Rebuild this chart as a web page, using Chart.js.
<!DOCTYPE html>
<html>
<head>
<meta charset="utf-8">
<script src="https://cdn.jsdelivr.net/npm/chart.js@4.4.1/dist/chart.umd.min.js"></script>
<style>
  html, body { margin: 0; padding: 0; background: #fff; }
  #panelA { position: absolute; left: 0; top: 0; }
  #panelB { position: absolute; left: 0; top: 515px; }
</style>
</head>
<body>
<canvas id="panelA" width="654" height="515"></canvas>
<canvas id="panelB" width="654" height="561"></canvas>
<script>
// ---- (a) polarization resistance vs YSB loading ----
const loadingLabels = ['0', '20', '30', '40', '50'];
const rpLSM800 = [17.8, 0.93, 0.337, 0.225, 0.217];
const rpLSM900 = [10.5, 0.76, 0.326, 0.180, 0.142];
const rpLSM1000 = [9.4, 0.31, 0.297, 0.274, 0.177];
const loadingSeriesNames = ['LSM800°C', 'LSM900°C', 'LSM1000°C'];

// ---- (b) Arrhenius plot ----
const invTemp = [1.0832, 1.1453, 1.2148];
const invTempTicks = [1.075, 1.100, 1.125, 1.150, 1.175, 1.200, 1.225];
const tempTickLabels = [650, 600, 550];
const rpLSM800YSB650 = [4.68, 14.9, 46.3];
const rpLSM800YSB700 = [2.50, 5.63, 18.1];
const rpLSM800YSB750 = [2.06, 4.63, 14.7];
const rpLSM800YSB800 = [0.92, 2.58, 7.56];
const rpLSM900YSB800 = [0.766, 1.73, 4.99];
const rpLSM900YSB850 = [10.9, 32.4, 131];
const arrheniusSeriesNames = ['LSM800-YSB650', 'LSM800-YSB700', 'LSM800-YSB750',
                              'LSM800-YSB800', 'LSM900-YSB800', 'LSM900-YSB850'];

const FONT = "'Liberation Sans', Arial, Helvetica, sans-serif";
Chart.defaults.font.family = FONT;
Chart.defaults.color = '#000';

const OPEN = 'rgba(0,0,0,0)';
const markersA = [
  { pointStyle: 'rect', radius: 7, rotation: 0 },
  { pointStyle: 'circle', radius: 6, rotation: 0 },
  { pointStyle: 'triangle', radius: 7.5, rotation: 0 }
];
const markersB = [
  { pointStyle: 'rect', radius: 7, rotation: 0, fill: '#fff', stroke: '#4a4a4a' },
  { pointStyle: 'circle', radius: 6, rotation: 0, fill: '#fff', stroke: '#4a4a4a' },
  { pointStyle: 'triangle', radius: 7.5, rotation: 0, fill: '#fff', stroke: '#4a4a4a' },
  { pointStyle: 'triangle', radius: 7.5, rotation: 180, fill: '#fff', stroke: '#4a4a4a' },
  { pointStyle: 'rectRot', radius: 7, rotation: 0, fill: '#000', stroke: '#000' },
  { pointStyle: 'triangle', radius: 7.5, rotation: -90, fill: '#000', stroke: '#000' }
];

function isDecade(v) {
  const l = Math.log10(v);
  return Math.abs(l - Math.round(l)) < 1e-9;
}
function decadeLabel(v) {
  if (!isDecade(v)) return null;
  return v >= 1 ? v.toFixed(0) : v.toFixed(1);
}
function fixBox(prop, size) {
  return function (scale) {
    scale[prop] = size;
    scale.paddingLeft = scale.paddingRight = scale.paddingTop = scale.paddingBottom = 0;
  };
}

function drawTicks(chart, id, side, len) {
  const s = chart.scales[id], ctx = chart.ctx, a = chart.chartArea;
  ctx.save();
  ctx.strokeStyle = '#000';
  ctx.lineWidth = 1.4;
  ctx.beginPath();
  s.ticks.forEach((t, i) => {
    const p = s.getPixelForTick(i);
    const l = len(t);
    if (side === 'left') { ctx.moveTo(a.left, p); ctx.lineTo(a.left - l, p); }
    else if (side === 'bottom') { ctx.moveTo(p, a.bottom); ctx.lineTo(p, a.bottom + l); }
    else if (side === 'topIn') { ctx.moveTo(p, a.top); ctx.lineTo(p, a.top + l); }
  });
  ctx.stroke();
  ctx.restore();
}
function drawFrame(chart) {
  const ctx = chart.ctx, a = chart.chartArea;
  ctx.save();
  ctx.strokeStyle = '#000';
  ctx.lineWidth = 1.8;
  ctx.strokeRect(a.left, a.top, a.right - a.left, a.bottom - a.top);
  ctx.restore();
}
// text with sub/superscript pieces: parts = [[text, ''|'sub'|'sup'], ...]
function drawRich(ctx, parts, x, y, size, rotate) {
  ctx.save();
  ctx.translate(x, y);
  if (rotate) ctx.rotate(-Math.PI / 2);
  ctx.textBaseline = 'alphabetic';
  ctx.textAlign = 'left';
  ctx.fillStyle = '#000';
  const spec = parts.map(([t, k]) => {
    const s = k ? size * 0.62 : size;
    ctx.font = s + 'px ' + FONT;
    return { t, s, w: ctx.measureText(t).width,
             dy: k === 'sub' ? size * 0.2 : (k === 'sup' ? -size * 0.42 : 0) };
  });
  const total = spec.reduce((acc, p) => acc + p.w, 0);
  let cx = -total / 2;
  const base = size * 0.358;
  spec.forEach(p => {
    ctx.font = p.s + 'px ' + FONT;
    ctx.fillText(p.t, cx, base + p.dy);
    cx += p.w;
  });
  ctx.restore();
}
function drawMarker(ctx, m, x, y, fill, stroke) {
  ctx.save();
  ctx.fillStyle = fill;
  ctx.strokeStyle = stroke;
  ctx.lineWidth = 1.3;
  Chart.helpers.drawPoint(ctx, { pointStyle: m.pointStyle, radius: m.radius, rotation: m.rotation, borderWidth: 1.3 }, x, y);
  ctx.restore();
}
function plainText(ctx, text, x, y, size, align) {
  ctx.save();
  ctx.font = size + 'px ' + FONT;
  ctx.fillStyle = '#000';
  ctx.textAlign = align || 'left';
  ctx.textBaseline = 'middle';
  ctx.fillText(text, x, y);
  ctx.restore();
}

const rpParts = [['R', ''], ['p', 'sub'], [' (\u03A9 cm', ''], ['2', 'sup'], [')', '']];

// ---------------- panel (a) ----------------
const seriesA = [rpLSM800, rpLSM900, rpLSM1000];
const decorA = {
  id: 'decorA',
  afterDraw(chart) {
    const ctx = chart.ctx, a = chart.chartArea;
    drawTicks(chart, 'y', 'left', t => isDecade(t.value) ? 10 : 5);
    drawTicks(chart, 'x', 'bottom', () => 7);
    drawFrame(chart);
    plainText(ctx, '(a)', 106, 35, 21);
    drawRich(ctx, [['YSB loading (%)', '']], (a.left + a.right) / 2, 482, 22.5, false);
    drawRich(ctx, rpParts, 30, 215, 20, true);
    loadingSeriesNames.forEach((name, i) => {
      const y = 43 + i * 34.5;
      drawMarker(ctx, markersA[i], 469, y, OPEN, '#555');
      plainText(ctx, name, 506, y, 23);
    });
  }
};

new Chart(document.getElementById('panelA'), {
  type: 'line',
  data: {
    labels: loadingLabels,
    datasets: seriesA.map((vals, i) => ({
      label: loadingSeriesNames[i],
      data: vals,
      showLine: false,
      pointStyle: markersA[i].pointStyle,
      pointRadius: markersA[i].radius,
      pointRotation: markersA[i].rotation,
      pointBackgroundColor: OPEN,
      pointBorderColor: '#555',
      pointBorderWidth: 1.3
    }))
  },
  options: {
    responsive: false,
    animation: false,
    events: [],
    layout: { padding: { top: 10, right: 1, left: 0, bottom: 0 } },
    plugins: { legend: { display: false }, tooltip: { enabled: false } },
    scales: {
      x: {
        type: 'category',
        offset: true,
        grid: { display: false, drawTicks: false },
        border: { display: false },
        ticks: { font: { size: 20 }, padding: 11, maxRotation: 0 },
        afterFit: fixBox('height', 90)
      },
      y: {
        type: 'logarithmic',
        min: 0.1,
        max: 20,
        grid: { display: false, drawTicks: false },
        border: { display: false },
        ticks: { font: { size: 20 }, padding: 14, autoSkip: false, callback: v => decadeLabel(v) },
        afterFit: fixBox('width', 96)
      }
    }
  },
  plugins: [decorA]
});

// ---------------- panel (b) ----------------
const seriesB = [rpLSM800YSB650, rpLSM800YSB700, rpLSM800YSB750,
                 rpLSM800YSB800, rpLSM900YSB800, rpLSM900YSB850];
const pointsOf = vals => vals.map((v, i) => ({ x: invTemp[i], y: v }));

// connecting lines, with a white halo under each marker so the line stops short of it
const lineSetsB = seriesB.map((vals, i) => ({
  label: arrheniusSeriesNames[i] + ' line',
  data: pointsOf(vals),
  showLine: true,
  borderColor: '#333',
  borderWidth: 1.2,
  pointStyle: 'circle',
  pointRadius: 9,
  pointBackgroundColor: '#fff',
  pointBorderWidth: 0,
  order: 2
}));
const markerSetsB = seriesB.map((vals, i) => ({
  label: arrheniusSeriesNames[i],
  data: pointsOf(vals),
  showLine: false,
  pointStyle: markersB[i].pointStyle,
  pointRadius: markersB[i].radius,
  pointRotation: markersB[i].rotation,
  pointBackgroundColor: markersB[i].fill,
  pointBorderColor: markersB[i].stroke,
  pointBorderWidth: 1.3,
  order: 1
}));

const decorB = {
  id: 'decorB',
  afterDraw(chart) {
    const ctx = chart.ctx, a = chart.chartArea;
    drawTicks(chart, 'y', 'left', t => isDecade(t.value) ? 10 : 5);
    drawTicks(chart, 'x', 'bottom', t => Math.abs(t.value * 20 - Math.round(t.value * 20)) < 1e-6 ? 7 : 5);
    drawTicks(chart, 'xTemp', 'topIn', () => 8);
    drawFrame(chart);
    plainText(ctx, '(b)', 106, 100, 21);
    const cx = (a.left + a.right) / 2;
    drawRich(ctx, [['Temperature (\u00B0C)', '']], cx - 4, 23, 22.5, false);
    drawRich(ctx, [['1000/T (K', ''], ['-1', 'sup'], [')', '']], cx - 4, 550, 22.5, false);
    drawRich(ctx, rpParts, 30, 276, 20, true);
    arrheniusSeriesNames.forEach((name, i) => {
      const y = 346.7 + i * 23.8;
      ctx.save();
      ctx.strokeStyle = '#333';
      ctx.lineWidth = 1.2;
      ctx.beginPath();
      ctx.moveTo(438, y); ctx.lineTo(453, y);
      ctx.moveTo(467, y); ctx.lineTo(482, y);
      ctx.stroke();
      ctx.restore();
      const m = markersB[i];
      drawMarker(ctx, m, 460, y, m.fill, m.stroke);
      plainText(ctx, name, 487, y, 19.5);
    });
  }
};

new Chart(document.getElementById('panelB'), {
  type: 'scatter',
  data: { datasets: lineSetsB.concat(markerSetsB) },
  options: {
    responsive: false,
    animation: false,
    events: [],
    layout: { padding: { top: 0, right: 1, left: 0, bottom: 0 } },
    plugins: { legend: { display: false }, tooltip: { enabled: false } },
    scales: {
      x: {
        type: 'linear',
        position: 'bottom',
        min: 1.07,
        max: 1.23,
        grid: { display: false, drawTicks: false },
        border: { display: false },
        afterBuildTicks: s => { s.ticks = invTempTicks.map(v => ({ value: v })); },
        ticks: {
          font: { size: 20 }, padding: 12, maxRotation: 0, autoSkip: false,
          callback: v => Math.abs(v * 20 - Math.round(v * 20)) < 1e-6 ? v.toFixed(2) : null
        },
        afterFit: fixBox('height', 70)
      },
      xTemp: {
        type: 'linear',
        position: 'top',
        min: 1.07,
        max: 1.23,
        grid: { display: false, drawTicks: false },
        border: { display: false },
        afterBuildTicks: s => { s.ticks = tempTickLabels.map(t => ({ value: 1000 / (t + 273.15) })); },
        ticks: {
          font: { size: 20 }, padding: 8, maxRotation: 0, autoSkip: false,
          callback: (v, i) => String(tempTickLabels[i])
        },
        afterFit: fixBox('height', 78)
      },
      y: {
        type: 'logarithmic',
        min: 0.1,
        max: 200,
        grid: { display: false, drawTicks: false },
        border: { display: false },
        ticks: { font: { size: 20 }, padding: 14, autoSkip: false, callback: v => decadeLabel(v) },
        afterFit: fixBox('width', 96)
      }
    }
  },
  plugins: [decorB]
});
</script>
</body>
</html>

INSTRUCTIONS TO FOLLOW
From the top of the listing above, restate each line word for word up to and including the line with "Chart.defaults.color = '#000';"; add nothing else.

RESPONSE TO THIS EXERCISE
Rebuild this chart as a web page, using Chart.js.
<!DOCTYPE html>
<html>
<head>
<meta charset="utf-8">
<script src="https://cdn.jsdelivr.net/npm/chart.js@4.4.1/dist/chart.umd.min.js"></script>
<style>
  html, body { margin: 0; padding: 0; background: #fff; }
  #panelA { position: absolute; left: 0; top: 0; }
  #panelB { position: absolute; left: 0; top: 515px; }
</style>
</head>
<body>
<canvas id="panelA" width="654" height="515"></canvas>
<canvas id="panelB" width="654" height="561"></canvas>
<script>
// ---- (a) polarization resistance vs YSB loading ----
const loadingLabels = ['0', '20', '30', '40', '50'];
const rpLSM800 = [17.8, 0.93, 0.337, 0.225, 0.217];
const rpLSM900 = [10.5, 0.76, 0.326, 0.180, 0.142];
const rpLSM1000 = [9.4, 0.31, 0.297, 0.274, 0.177];
const loadingSeriesNames = ['LSM800°C', 'LSM900°C', 'LSM1000°C'];

// ---- (b) Arrhenius plot ----
const invTemp = [1.0832, 1.1453, 1.2148];
const invTempTicks = [1.075, 1.100, 1.125, 1.150, 1.175, 1.200, 1.225];
const tempTickLabels = [650, 600, 550];
const rpLSM800YSB650 = [4.68, 14.9, 46.3];
const rpLSM800YSB700 = [2.50, 5.63, 18.1];
const rpLSM800YSB750 = [2.06, 4.63, 14.7];
const rpLSM800YSB800 = [0.92, 2.58, 7.56];
const rpLSM900YSB800 = [0.766, 1.73, 4.99];
const rpLSM900YSB850 = [10.9, 32.4, 131];
const arrheniusSeriesNames = ['LSM800-YSB650', 'LSM800-YSB700', 'LSM800-YSB750',
                              'LSM800-YSB800', 'LSM900-YSB800', 'LSM900-YSB850'];

const FONT = "'Liberation Sans', Arial, Helvetica, sans-serif";
Chart.defaults.font.family = FONT;
Chart.defaults.color = '#000';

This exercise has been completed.